The last of the formal gatherings, with a core team (some would say a crack unit) and a second visit to the Castles estate. The Glen Orchy and Inveraray roads were tidied in transit, and a couple of reclaimers stayed only for a short stroll before heading home via Loch Awe and elsewhere. Castles remained a serious place, though - recent reports of walkers returning to find car windows smashed were officially classed as routine break-ins, but we weren't so sure.

Most of the signs on the Stronmilchan loop had gone, and the main team climbed Beinn Eunaich without hindrance. The majority turned west for the other Munro, but two went east for Meall Copagach in thick cloud. This paid off: where the Lairig Dhoireann path met the main Glen Strae track, both gates were carrying bucket-lid signs: Hill/Footpath CLOSED. This was sneaky: the estate was erecting barricades 20 minutes' walk from the road. The signs were carried off as trophies - we'd got a result, as they say - and stories were duly swapped in the Drishaig tearoom.

A combination of lessening restrictions, FMD fatigue amongst activists and the onset of holidays meant that things inevitably became more fragmented after this. Guerrilla activity has continued, however, with cars and bicycles used for snatch-and-grab raids in areas as diverse as the Angus glens, the Trossachs, Drumochter and Glen Urquhart (where there is - or at least was - a profusion of photocopied council signs). The main problems now are in backwaters - Munro-less glens which tend to get ignored by the main hill-going population. Access law applies here just as it does on the bigger hills, and it's an indictment of our narrow horizons that we allow hassle to thrive in the less glamorous places.

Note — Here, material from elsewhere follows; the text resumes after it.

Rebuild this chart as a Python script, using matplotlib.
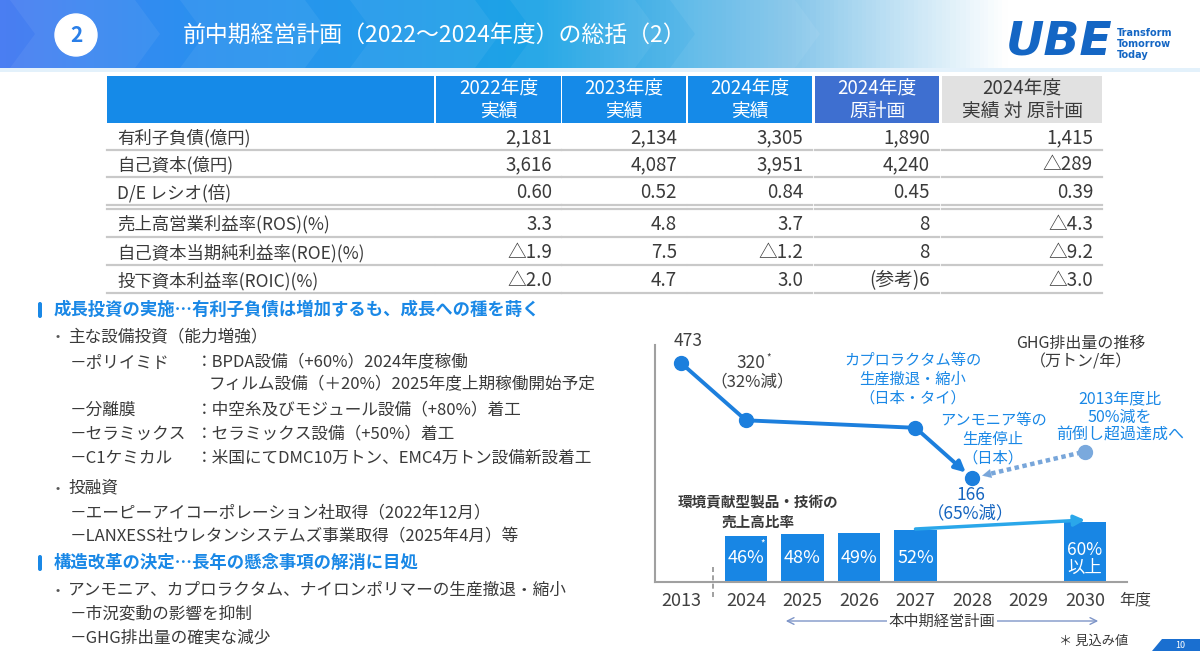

Things have undoubtedly improved since reclaiming started back in May. The Executive's "presumption in favour of access" has filtered down to land managers and walkers alike (shaming the one group, emboldening the other), and the blackspots have shrunk to targetable proportions. The job is nowhere near finished, though: keepers still bawl folk out and signs still litter the landscape. As with FMD itself, the access blight can break out anywhere, at any time, and we need to be ready.